Yesterday, IGN reported that Spec Ops: The Line had been delisted from Steam. Today, we updated that story with reporting that the game had also disappeared from other digital storefronts, including Fanatical, Gamesplanet, and Nuuvem. And now, we have confirmation from 2K themselves: one of the most important video games of the Xbox 360 and PS3 generation is disappearing from online storefronts for good.


2K Games sent IGN the following statement confirming The Line's delisting:

Spec Ops: The Line will no longer be available on online storefronts, as several partnership licenses related to the game are expiring.
Players who have purchased the game can still download and play the game uninterrupted. 2K would like to thank our community of players who have supported the game, and we look forward to bringing you more offerings from our label throughout this year and beyond.

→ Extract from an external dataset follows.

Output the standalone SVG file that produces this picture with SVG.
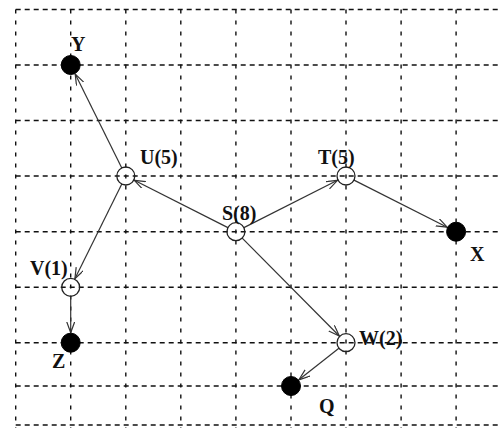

While 2K hasn't provided specifics as to what partnerships are expiring, Spec Ops: The Line contains several pieces of licensed music, including Jimmy Hendrix's iconic rendition of the Star Spangled Banner. Expiring music licenses have been the reason for many delistings in the past, and that would seem to be a probable reason here.

The rare military shooter that critiqued the genre



The delisting is not only a huge blow to games preservation, which already faces enormous challenges, but a loss for the medium in general. Spec Ops: The Line was one of the most important and acclaimed games of the seventh console generation and one of the rare military shooters that dared to critique the genre it operated in.

In our review, we wrote, "Spec Ops is a daring experiment worth celebrating. For the first time, a
game with guns doesn't want you to be the hero – it wants you to feel terrible about trying to be one."

The Line helped to usher in a new, more critical era of video games based on modern conflict and produced several groundbreaking works of games criticism, including Brendan Keogh's Killing is Harmless, one of the first book-length analyses of a single video game. There's a reason people still talk about the white phosphorus scene. It's a shame that soon, people will no longer be able to access it on digital storefronts.

As of the time of this writing, Spec Ops: The Line is still available on Good Old Games and Xbox, where it is backwards compatible. Anyone interested in purchasing it should probably do so before it disappears into the heart of an immense darkness... for good.